## Your goal
Leave out the pictures and set down exactly the lines from the start of the listing through the one with "women = [47, 10, 2, 26, 3, 1, 4, 1]", both included.

※ ※ ※

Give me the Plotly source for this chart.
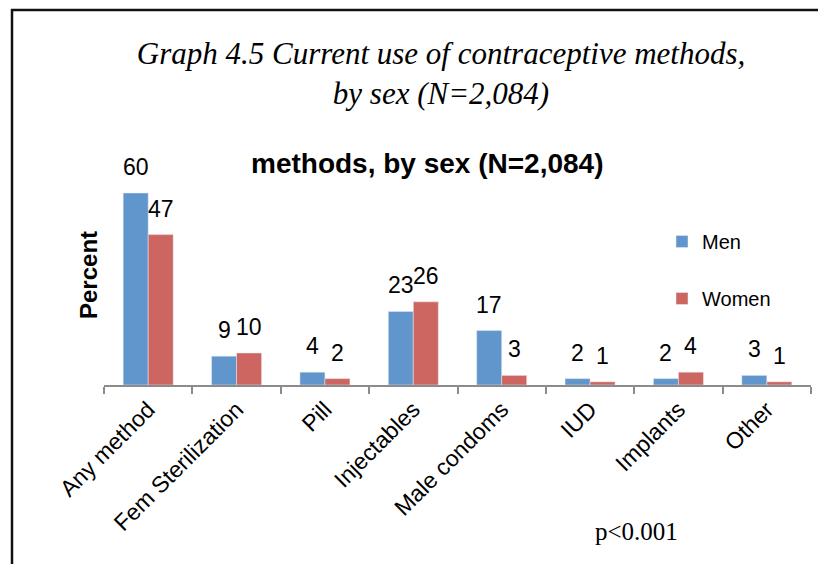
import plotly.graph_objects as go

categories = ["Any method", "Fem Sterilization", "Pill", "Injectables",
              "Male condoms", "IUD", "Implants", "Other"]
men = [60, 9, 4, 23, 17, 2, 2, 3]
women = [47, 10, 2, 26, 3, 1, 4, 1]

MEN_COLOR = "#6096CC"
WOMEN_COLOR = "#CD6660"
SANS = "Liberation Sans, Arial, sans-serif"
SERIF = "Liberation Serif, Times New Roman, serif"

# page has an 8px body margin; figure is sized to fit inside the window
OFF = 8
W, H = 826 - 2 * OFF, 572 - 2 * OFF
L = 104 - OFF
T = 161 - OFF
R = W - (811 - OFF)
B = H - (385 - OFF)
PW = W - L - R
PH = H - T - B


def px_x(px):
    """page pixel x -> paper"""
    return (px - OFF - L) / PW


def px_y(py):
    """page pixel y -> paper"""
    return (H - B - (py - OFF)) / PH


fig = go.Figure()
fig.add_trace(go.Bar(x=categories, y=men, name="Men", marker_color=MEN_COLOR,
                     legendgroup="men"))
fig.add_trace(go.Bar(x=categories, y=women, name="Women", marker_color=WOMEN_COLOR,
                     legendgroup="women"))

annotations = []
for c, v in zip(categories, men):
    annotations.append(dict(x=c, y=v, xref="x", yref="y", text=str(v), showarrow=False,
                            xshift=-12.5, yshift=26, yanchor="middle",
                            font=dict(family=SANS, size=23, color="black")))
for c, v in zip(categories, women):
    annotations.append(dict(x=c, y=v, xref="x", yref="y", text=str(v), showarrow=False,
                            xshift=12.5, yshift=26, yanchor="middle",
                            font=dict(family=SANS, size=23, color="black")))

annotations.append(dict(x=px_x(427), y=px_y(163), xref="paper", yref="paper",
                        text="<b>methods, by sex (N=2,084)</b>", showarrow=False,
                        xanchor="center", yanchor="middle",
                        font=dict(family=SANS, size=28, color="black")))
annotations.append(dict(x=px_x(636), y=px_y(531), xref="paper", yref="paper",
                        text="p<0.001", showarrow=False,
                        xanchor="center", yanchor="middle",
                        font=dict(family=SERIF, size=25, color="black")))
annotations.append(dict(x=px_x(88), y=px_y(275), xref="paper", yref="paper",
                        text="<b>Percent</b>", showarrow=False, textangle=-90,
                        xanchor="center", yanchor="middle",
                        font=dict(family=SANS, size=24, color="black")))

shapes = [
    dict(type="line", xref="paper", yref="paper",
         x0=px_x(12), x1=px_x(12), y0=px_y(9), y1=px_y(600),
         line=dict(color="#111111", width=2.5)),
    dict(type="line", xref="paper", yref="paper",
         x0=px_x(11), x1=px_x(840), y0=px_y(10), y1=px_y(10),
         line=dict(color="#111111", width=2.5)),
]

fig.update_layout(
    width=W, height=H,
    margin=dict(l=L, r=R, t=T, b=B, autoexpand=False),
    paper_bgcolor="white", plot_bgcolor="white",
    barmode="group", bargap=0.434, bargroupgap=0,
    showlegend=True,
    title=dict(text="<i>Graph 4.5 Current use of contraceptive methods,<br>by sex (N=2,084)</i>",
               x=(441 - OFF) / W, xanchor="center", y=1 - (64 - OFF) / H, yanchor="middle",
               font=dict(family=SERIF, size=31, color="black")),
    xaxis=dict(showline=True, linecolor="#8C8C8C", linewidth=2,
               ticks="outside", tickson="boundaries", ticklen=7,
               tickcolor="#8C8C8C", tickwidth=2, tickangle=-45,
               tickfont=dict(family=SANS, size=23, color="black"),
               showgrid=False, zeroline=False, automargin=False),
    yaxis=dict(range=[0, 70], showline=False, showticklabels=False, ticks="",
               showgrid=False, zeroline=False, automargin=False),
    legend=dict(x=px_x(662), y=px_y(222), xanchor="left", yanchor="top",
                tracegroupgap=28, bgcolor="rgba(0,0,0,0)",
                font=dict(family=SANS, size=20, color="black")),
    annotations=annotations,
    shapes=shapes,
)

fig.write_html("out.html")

※ ※ ※

## Response
Give me the Plotly source for this chart.
import plotly.graph_objects as go

categories = ["Any method", "Fem Sterilization", "Pill", "Injectables",
              "Male condoms", "IUD", "Implants", "Other"]
men = [60, 9, 4, 23, 17, 2, 2, 3]
women = [47, 10, 2, 26, 3, 1, 4, 1]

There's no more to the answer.